I'm not aware of the current status of the experimental search for Bohmian trajectories but is it really that they are as hard as string theory in terms of finding a way to observe them?

9. Jul 9, 2015

### atyy

Well, that should be hard as long as quantum mechanics holds. In Bohmian Mechanics the quantum prediction is due to a condition called "quantum equilibrium", which can be thought of as analogous to "thermal equilibrium" in statistical mechanics. Since in statistical mechanics, we also believe that the ensembles are not real, but instead the theory is only emergent due to the special condition of thermal equilibrium, then the reality underlying statistical mechanics is revealed by nonequlibrium phenomena described by Newton's laws. So one would have to look for violations of QM to hope to find evidence for Bohmian trajectories.

Like string theory, this is hard as long as we cannot observe deviations from our current "standard model". However, string theory has possible but unlikely scenarios in which we observe low-energy stringy phenomena http://resonaances.blogspot.com/2015/06/on-lhc-diboson-excess.html, and there are some suggestions that if we are lucky we might be able to observe Bohmian phenomena http://arxiv.org/abs/1306.1579.

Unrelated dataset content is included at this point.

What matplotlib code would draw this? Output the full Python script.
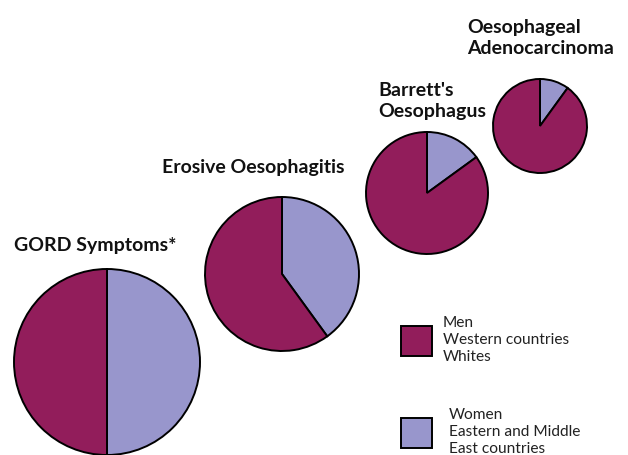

More generally, there is research about experiments that might detect violations of QM and test other theories that attempt to solve the measurement problem such as CSL: http://arxiv.org/abs/1402.5421, http://arxiv.org/abs/1410.0270.

10. Jul 9, 2015

### atyy

Both BM and string theory are motivated by arguments that there is probably new physics, even though there is no observable violation of current theories.

11. Jul 10, 2015

### Staff: Mentor

A number of off-topic posts have been removed. Please, everyone, try to stay on-topic... A thread on pilot wave theories is not the place to raise talk about macroscopic measurements.

Last edited: Jul 10, 2015
12. Jul 10, 2015

### stevendaryl

Staff Emeritus
There are definitely things that are weird about Bohmian mechanics, but I don't think the KS theorem has much bite. The KS theorem says that there can't be a deterministic explanation of all variables (represented by all the possible observables, or Hermitian operators, in QM) in which those variables are intrinsic properties of the system. But in Bohmian mechanics, none of those variables are real, except for position. Observables such as spin are not intrinsic properties of a particle, but instead are artifacts of the interaction between the particle and measurement devices.

That's a more complicated view of observable, but there is nothing absurd about it.